WORK REQUIRED:
Among the records that follow, find the line with "Recreate this image as a Python" and the line with "import pandas as pd". Set down those lines and all lines between them exactly, without adding anything.

SUPPLIED RECORDS:
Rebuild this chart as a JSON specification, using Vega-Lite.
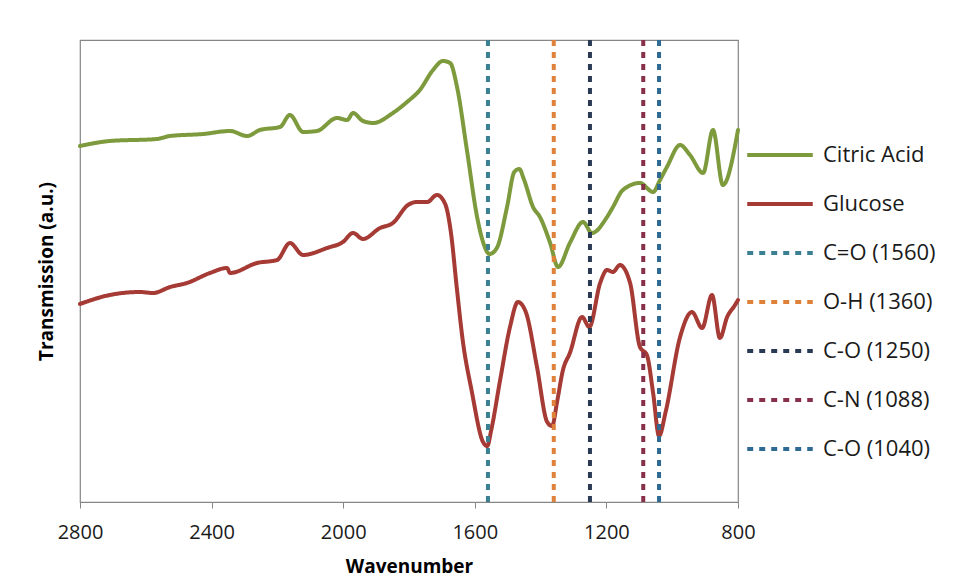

...

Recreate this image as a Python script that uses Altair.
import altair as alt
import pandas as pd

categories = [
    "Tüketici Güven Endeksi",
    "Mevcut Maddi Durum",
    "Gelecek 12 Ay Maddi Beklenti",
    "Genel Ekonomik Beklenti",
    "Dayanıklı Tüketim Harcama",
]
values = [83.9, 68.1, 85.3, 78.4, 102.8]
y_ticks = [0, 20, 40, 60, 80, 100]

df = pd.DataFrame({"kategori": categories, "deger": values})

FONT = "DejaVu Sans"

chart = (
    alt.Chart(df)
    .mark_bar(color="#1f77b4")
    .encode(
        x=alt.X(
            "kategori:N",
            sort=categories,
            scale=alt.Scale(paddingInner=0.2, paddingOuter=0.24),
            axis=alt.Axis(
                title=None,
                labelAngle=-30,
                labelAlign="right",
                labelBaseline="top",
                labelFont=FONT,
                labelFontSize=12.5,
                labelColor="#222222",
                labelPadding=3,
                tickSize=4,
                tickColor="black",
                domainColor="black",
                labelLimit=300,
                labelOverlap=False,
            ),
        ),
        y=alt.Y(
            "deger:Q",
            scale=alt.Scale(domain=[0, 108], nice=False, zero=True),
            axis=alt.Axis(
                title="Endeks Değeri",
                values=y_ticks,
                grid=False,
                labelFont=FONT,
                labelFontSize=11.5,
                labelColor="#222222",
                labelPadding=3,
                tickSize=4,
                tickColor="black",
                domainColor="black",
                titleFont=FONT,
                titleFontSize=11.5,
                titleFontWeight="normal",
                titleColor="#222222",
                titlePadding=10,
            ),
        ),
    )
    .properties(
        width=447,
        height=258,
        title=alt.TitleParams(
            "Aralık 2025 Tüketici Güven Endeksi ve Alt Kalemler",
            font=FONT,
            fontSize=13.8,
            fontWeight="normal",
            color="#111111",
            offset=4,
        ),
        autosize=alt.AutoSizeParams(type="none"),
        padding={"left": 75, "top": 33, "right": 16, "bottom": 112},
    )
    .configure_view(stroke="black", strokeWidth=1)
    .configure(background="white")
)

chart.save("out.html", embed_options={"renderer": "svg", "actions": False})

---

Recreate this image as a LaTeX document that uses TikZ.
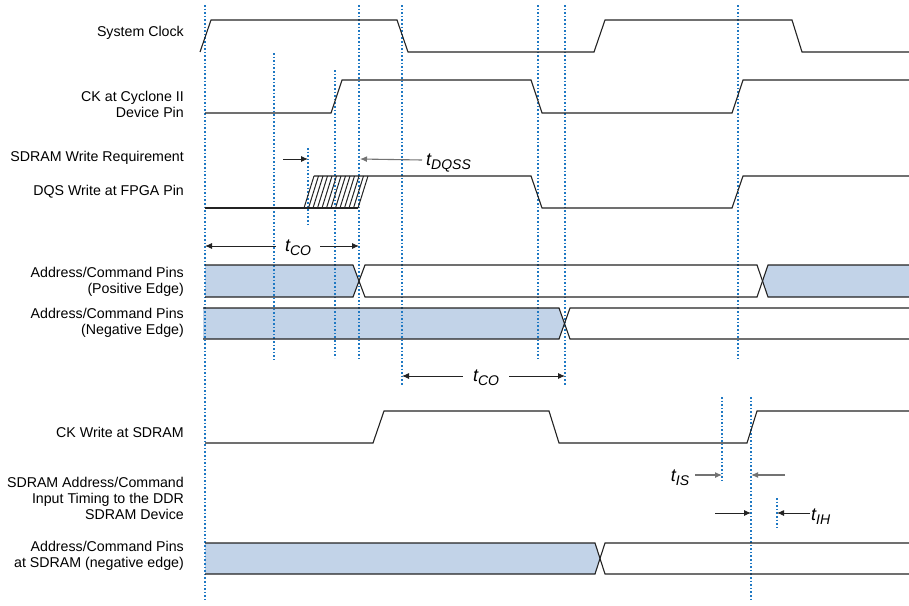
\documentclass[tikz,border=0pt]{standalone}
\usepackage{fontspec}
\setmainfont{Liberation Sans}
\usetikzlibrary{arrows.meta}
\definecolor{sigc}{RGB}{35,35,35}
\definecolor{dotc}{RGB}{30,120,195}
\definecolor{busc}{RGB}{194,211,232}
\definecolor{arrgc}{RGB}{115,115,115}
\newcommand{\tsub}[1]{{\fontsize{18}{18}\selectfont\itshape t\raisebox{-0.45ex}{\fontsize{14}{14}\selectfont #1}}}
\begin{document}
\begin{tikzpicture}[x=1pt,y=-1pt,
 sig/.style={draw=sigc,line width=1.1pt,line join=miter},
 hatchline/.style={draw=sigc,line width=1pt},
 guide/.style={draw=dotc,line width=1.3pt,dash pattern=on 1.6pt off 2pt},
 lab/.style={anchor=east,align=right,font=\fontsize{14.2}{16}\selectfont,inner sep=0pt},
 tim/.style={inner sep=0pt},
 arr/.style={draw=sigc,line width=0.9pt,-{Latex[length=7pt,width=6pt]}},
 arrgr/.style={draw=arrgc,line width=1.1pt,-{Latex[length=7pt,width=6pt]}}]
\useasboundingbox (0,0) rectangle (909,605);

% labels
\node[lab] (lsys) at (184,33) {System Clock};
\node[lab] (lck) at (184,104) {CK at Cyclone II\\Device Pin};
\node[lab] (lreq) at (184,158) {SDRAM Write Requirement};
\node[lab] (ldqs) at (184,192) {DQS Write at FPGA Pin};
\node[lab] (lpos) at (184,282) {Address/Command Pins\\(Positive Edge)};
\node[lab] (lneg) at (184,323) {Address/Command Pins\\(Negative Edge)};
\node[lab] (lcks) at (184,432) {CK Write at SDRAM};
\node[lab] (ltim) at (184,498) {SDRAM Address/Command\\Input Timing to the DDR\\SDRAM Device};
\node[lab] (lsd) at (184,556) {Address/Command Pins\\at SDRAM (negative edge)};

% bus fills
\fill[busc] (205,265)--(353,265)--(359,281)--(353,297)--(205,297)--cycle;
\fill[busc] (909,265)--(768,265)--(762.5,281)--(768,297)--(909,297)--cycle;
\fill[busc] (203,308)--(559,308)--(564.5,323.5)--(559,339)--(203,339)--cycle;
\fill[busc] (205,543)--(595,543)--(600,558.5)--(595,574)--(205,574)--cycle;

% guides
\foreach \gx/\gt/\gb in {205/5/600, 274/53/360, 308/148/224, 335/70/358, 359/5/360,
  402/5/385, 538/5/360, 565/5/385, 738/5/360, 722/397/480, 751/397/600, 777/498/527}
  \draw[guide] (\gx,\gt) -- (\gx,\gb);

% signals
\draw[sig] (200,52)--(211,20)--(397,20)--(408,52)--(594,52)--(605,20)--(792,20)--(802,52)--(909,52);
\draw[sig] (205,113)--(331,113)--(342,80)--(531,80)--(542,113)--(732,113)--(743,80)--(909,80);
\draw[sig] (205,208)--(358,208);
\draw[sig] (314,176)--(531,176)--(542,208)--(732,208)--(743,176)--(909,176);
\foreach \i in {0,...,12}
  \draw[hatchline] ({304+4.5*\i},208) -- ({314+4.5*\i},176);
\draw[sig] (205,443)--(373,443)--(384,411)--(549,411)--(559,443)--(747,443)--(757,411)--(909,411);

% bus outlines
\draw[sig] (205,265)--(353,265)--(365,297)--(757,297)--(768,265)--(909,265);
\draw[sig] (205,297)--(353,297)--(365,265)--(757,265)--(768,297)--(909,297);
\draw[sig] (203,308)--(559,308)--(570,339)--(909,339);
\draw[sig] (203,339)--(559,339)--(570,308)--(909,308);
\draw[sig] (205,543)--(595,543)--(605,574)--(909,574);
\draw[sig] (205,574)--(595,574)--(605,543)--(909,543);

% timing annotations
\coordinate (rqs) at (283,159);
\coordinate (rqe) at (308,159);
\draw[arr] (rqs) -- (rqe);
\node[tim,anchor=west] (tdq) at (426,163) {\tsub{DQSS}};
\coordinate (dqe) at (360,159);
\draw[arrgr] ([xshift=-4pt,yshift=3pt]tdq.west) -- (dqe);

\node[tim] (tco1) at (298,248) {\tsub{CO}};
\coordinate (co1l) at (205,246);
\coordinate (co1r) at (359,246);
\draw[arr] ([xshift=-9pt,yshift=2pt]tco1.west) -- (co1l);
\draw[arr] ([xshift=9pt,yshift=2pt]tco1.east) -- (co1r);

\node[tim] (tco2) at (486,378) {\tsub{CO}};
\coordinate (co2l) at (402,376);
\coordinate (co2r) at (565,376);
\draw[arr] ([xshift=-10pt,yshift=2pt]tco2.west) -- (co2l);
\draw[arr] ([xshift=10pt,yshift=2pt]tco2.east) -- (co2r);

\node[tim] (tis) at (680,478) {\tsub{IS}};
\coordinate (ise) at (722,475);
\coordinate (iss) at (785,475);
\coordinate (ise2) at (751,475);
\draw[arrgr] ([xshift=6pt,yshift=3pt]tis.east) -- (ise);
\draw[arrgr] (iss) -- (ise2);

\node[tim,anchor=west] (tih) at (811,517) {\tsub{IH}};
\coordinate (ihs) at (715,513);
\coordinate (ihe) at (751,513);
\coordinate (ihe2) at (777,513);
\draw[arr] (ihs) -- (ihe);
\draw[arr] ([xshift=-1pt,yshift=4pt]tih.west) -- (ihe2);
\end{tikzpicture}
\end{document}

RESPONSE:
Recreate this image as a Python script that uses Altair.
import altair as alt
import pandas as pd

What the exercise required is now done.